Doc2Vec most similar vectors don't match an input vector

503 Views Asked by At

I've got a dataset of job postings with about 40 000 records. I extracted skills from descriptions using NER with about 30 000 skills in the dictionary. Every skill is represented as an unique identificator.

The distribution of skills number for a posting looks like that:

mean 15.12 | std 11.22 | min 1.00 | 25% 7.00 | 50% 13.00 | 75% 20.00 |

I've trained a word2vec model using only skill ids and it works more or less fine. I can find most similar skills to a given one and the result looks okay.

But when it comes to a doc2vec model I'm not satisfied with the result.

I have about 3200 unique job titles, most of them have only few entries and there are quite a few of them being from the same field ('front end developer', 'senior javascript developer', 'front end engineer'). I delibirately went for a variety of job titles which I use as tags in doc2vec.TaggedDocument(). My goal is to see a number of relevant job titles when I input a vector of skills into docvecs.most_similar().

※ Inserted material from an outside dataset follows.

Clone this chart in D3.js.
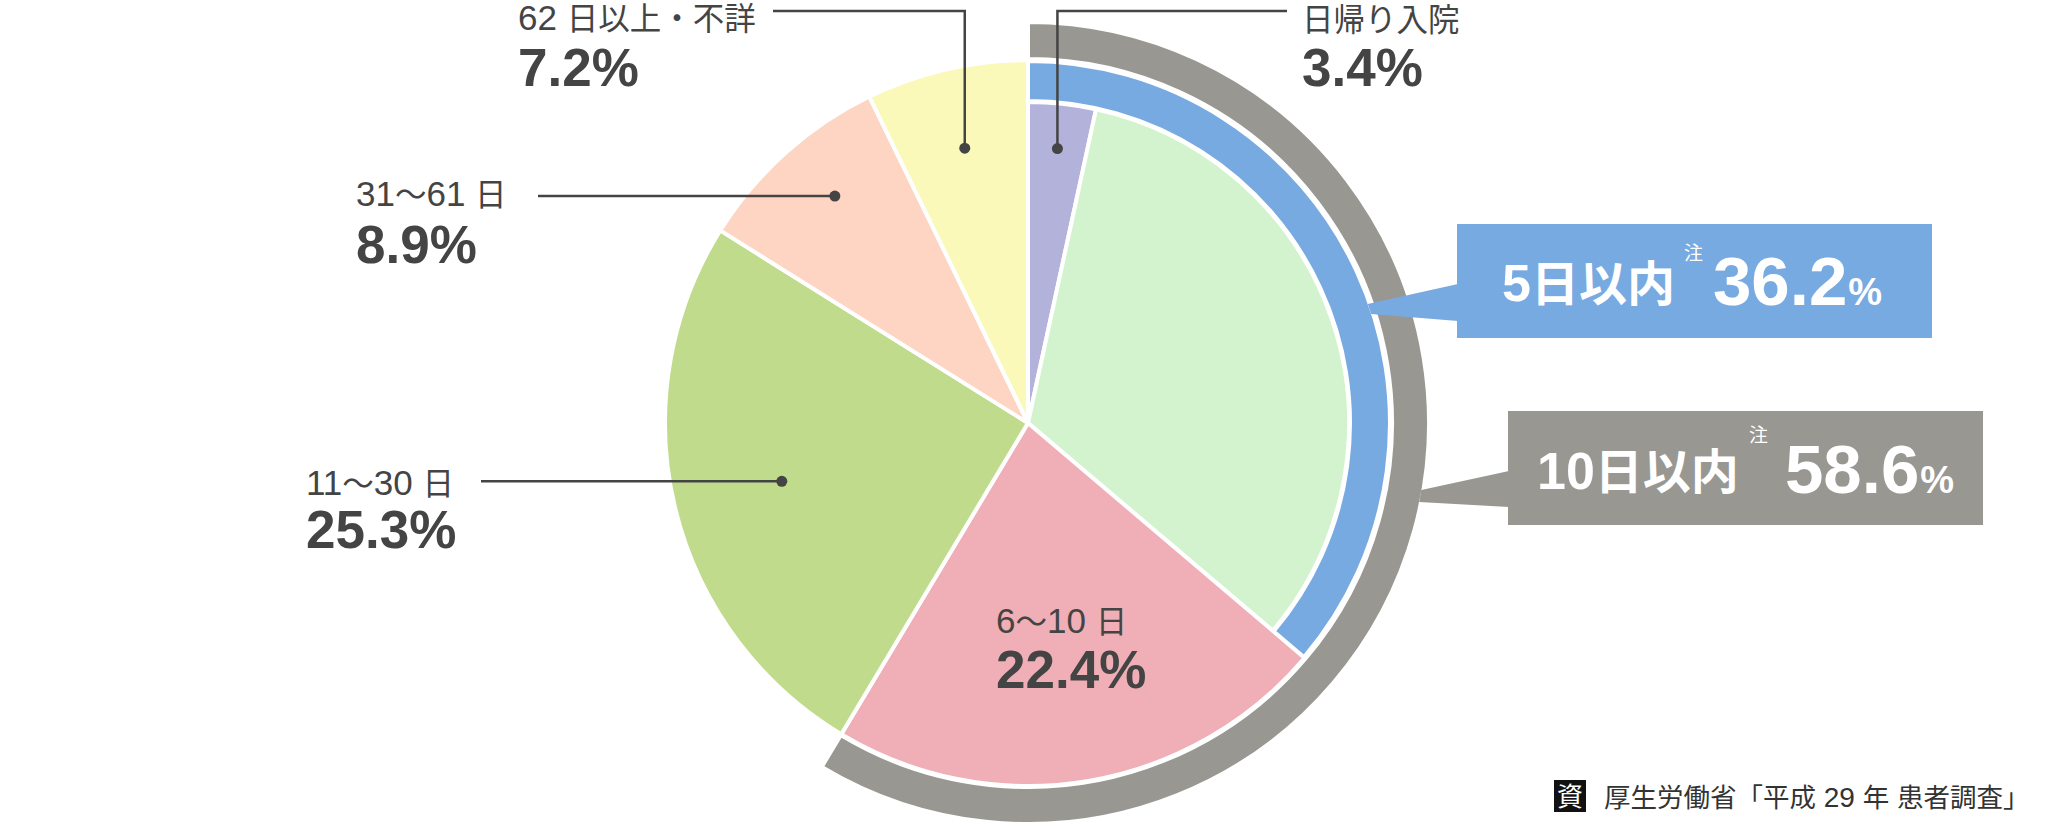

After training a model (I've tried different number of epochs (100,500,1000) and vector sizes (40 and 100)) sometimes it works correctly, but most of the time it doens't. For example for a skills set like [numpy, postgresql, pandas, xgboost, python, pytorch] I get the most similar job title with a skill set like [family court, acting, advising, social work].

Can it be a problem with the size of my dataset? Or the size of docs (I consider that I have short texts)? I also think that I misunderstand something about doc2vec mechanism and just ignore it. I'd also like to ask if you know any other, maybe more advanced, ideas how I can get relevant job titles from a skill set and compare two skill set vectors if they are close or far.

UPD:

Job titles from my data are 'tags' and skills are 'words'. Each text has a single tag. There are 40 000 documents with 3200 repeating tags. 7881 unique skill ids appear in the documents. The average number of skill words per document is 15.

My data example:

         job_titles                                             skills
1  business manager                 12 13 873 4811 482 2384 48 293 48
2    java developer      48 2838 291 37 484 192 92 485 17 23 299 23...
3    data scientist      383 48 587 475 2394 5716 293 585 1923 494 3

The example of my code:

def tagged_document(df):
    #tagging documents
    for index, row in df.iterrows():
        yield gensim.models.doc2vec.TaggedDocument(row['skills'].split(), [row['job_title']])


data_for_training = list(tagged_document(job_data[['job_titles', 'skills']])

model_d2v = gensim.models.doc2vec.Doc2Vec(vector_size=50, min_count=2, epochs=100)

model_d2v.train(data_for_training, total_examples=model_d2v.corpus_count, epochs=model_d2v.epochs)

#the skill set contains close skills which represent a front end developer
skillset_ids = '12 34 556 453 1934'.split()                                                  
new_vector = model_d2v.infer_vector(skillset_ids, epochs=100)
model_d2v.docvecs.most_similar(positive=[new_vector], topn=30)

I've been experimenting recently and noticed that it performs a little better if I filter out documents with less than 10 skills. Still, there are some irrelevant job titles coming out.

1

There are 1 best solutions below

6
On BEST ANSWER

Without seeing your code (or at least a sketch of its major choices), it's hard to tell if you might be making shooting-self-in-foot mistakes, like perhaps the common "managing alpha myself by following crummy online examples" issue: My Doc2Vec code, after many loops of training, isn't giving good results. What might be wrong?

(That your smallest number of tested epochs is 100 seems suspicious; 10-20 epochs are common values in published work, when both the size of the dataset and size of each doc are plentiful, though more passes can sometimes help with thinner data.)

Similarly, it's not completely clear from your description what your training docs are like. For example:

  • Are the tags titles and the words skills?
  • Does each text have a single tag?
  • If there are 3,200 unique tags and 30,000 unique words, is that just 3,200 TaggedDocuments, or more with repeating titles?
  • What's the average number of skill-words per TaggedDocument?

Also, if you are using word-vectors (for skills) as query vectors, you have to be sure to use a training mode that actually trains those. Some Doc2Vec modes, such as plain PV-DBOW (dm=0) don't train word-vectors at all, but they will exist as randomly-initialized junk. (Either adding non-default dbow_words=1 to add skip-gram word-training, or switching to PV-DM dm=1 mode, will ensure word-vectors are co-trained and in a comparable coordinate space.)